New York’s luxury boutique Park South Hotel has unveiled its $20-million redesign, featuring modernized guestrooms and upgraded public spaces. San Francisco and New York-based Cass Calder Smith (CCS) Architects completed the public spaces, including four F&B venues, which are spearheaded by husband and wife team Tim and Nancy Cushman.
Mediterranean-inspired eatery Covina boasts a multifaceted dining room, a U-shaped bar, and an open kitchen with a wood grill and copper tile soft-stone oven. The adjacent Covina Café is a grab-and-go concept during the day and an extension of the dining room at night. Located just off the hotel lobby in an attached brownstone is O Ya NYC, a contemporary, upscale Japanese restaurant featuring new and traditional design elements like glazed kiln tile, steel, exposed brick and concrete, and Japanese carpentry. O Ya’s expansive dining counter made from walnut timber serves as the focal point. In addition to banquette seating, four intimate booths made from cedar and walnut are concealed behind a simple wood screen. Celebrating its third season, the Roof at Park South bar and lounge, which also functions as a venue for meetings and events, offers views of the Manhattan skyline and the Chrysler Building.

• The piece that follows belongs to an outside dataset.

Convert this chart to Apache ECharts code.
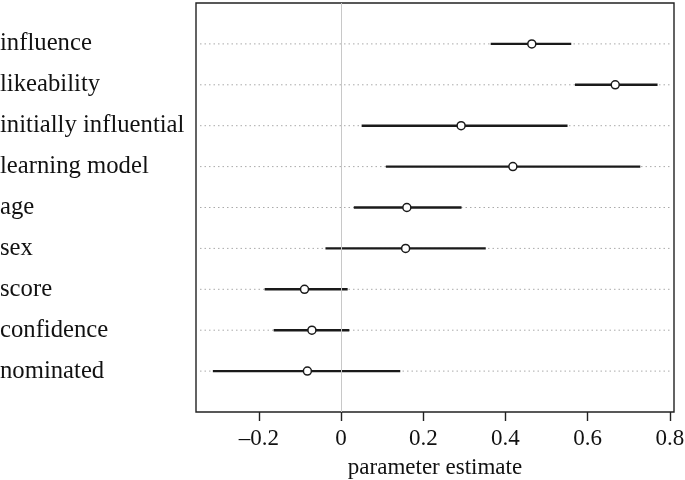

The 131 guestrooms, designed by New York-based studio ABI Design, feature minimal modern, Art Deco-style details with bespoke dark cherry furniture, bedding, and chandeliers. In tribute to the glamor of the 1930s, a color palette of warm champagne, gray, and cream tones permeates the interiors corresponding with materials like satin and velvet. All closets and bathrooms received upgrades, and images of New York parks from photographer Nicole Capobianco’s “City Respite” photo series grace corridor walls.
Other facilities include a 400-square-foot hotel library and onsite fitness and business centers.